DIFFERENTIAL ACCESSIBILITY OF A HYDROGENATION CATALYST TO ACYL LIPIDS IN THYLAKOID MEMBRANES FROM ATRAZINE-RESISTANT AND ATRAZINE-SUSCEPTIBLE SOLANUM-NIGRUM BIOTYPES

The novel water-soluble palladium complex was used as a probe to test the acyl lipid molecular organization of liposomes and thylakoids originating from triazine-resistant (R) and -susceptible (S) lines of Solanum nigrum. In the present study we report on differing susceptibility of some defined lipid classes towards hydrogenation which shows alterations in the accessibility of the catalyst to lipid substrates within R- compared to S-membranes. Further evidence to support differences in membrane architecture of S- and R-type thylakoids was provided by the lifetime distribution analysis of diphenylhexatriene.
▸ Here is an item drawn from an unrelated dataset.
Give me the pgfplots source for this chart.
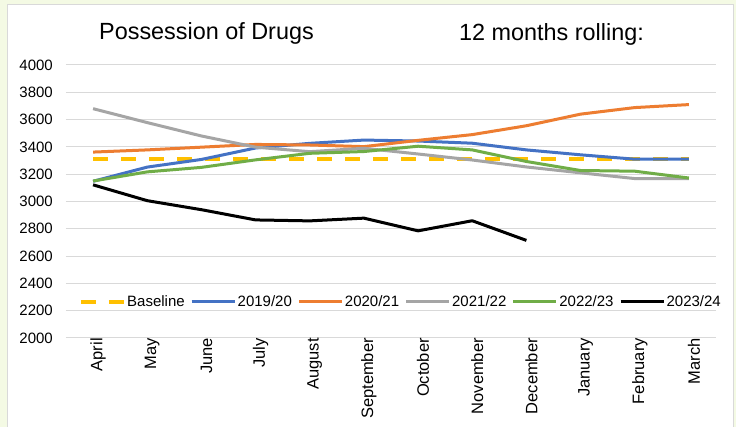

The remarkable relative increase of pool size and width of a medium lifetime decay component (4 ns) in S-samples indicates a more diverse molecular organization of this membrane. For an apparently identical lipid class and fatty acid composition and fluidity of thylakoids, the greater environmental heterogeneity of the fluorophore in S-membranes may be attributed to stronger protein-lipid interactions. The possible existence of some intramembraneous domains of acyl lipids, some of which being relatively protected against the catalyst and present only in the atrazine-susceptible biotype, is discussed.